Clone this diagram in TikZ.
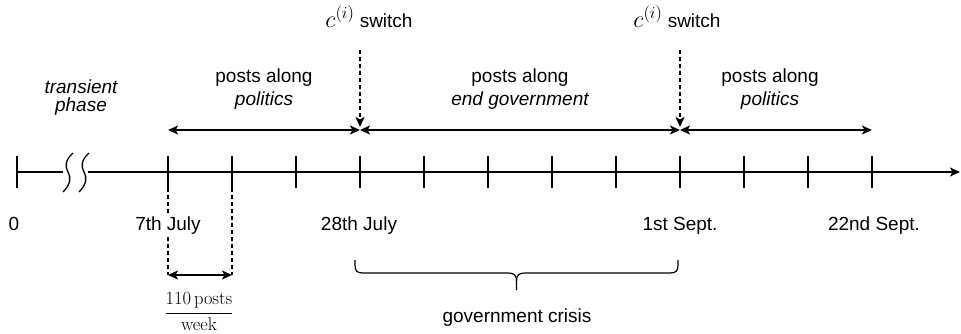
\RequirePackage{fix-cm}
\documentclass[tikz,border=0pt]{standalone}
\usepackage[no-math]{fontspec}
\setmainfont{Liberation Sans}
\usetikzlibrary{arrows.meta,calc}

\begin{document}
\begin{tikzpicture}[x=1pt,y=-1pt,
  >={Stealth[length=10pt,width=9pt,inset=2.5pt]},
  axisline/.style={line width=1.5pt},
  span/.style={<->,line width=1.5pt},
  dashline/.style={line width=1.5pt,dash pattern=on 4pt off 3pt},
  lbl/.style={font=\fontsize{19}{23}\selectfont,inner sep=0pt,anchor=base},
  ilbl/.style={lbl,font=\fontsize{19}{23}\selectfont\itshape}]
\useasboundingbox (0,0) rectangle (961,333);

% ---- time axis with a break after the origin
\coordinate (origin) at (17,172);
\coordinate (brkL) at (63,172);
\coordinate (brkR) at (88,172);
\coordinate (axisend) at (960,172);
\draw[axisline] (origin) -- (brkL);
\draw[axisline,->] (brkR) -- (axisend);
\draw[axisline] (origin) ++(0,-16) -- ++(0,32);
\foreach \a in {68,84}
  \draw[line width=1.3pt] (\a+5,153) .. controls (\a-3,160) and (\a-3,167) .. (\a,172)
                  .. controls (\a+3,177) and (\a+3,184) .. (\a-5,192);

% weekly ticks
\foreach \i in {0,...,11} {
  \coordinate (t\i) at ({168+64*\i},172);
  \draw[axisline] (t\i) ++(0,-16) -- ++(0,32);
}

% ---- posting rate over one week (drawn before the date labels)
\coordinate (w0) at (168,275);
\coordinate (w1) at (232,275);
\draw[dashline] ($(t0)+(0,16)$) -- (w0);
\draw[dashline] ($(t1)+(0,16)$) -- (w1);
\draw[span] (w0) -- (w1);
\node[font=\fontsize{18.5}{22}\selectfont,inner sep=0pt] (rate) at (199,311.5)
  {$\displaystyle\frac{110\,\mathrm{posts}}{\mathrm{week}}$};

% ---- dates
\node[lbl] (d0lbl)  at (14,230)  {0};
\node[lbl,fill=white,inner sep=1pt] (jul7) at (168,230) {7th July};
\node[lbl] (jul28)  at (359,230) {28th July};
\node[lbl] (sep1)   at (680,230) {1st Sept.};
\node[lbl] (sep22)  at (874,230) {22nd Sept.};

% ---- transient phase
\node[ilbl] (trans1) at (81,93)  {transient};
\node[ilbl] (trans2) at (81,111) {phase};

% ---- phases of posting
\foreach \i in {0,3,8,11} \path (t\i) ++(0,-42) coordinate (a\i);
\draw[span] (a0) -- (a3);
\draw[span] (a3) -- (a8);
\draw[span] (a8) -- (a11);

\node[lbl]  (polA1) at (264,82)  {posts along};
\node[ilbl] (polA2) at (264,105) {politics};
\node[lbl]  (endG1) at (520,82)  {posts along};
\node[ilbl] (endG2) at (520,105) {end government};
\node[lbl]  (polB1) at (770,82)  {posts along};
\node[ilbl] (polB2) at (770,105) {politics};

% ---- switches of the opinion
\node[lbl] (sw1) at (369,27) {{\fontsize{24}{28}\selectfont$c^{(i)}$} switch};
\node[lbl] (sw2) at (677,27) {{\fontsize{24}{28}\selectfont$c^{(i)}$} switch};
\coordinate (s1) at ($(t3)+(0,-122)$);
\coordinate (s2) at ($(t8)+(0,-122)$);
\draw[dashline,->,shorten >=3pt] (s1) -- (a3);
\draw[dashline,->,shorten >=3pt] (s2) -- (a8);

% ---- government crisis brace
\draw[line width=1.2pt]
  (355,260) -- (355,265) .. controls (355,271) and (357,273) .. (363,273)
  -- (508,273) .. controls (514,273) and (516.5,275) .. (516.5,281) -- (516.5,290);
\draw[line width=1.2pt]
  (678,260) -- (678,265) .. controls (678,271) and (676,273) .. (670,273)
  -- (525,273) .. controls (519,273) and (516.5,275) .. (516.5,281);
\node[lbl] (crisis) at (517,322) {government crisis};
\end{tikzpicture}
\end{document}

+ + + +

## Instructions to follow
Each line of the data is to be duplicated exactly; pictures stay out of the copy.

## The output
Clone this diagram in TikZ.
\RequirePackage{fix-cm}
\documentclass[tikz,border=0pt]{standalone}
\usepackage[no-math]{fontspec}
\setmainfont{Liberation Sans}
\usetikzlibrary{arrows.meta,calc}

\begin{document}
\begin{tikzpicture}[x=1pt,y=-1pt,
  >={Stealth[length=10pt,width=9pt,inset=2.5pt]},
  axisline/.style={line width=1.5pt},
  span/.style={<->,line width=1.5pt},
  dashline/.style={line width=1.5pt,dash pattern=on 4pt off 3pt},
  lbl/.style={font=\fontsize{19}{23}\selectfont,inner sep=0pt,anchor=base},
  ilbl/.style={lbl,font=\fontsize{19}{23}\selectfont\itshape}]
\useasboundingbox (0,0) rectangle (961,333);

% ---- time axis with a break after the origin
\coordinate (origin) at (17,172);
\coordinate (brkL) at (63,172);
\coordinate (brkR) at (88,172);
\coordinate (axisend) at (960,172);
\draw[axisline] (origin) -- (brkL);
\draw[axisline,->] (brkR) -- (axisend);
\draw[axisline] (origin) ++(0,-16) -- ++(0,32);
\foreach \a in {68,84}
  \draw[line width=1.3pt] (\a+5,153) .. controls (\a-3,160) and (\a-3,167) .. (\a,172)
                  .. controls (\a+3,177) and (\a+3,184) .. (\a-5,192);

% weekly ticks
\foreach \i in {0,...,11} {
  \coordinate (t\i) at ({168+64*\i},172);
  \draw[axisline] (t\i) ++(0,-16) -- ++(0,32);
}

% ---- posting rate over one week (drawn before the date labels)
\coordinate (w0) at (168,275);
\coordinate (w1) at (232,275);
\draw[dashline] ($(t0)+(0,16)$) -- (w0);
\draw[dashline] ($(t1)+(0,16)$) -- (w1);
\draw[span] (w0) -- (w1);
\node[font=\fontsize{18.5}{22}\selectfont,inner sep=0pt] (rate) at (199,311.5)
  {$\displaystyle\frac{110\,\mathrm{posts}}{\mathrm{week}}$};

% ---- dates
\node[lbl] (d0lbl)  at (14,230)  {0};
\node[lbl,fill=white,inner sep=1pt] (jul7) at (168,230) {7th July};
\node[lbl] (jul28)  at (359,230) {28th July};
\node[lbl] (sep1)   at (680,230) {1st Sept.};
\node[lbl] (sep22)  at (874,230) {22nd Sept.};

% ---- transient phase
\node[ilbl] (trans1) at (81,93)  {transient};
\node[ilbl] (trans2) at (81,111) {phase};

% ---- phases of posting
\foreach \i in {0,3,8,11} \path (t\i) ++(0,-42) coordinate (a\i);
\draw[span] (a0) -- (a3);
\draw[span] (a3) -- (a8);
\draw[span] (a8) -- (a11);

\node[lbl]  (polA1) at (264,82)  {posts along};
\node[ilbl] (polA2) at (264,105) {politics};
\node[lbl]  (endG1) at (520,82)  {posts along};
\node[ilbl] (endG2) at (520,105) {end government};
\node[lbl]  (polB1) at (770,82)  {posts along};
\node[ilbl] (polB2) at (770,105) {politics};

% ---- switches of the opinion
\node[lbl] (sw1) at (369,27) {{\fontsize{24}{28}\selectfont$c^{(i)}$} switch};
\node[lbl] (sw2) at (677,27) {{\fontsize{24}{28}\selectfont$c^{(i)}$} switch};
\coordinate (s1) at ($(t3)+(0,-122)$);
\coordinate (s2) at ($(t8)+(0,-122)$);
\draw[dashline,->,shorten >=3pt] (s1) -- (a3);
\draw[dashline,->,shorten >=3pt] (s2) -- (a8);

% ---- government crisis brace
\draw[line width=1.2pt]
  (355,260) -- (355,265) .. controls (355,271) and (357,273) .. (363,273)
  -- (508,273) .. controls (514,273) and (516.5,275) .. (516.5,281) -- (516.5,290);
\draw[line width=1.2pt]
  (678,260) -- (678,265) .. controls (678,271) and (676,273) .. (670,273)
  -- (525,273) .. controls (519,273) and (516.5,275) .. (516.5,281);
\node[lbl] (crisis) at (517,322) {government crisis};
\end{tikzpicture}
\end{document}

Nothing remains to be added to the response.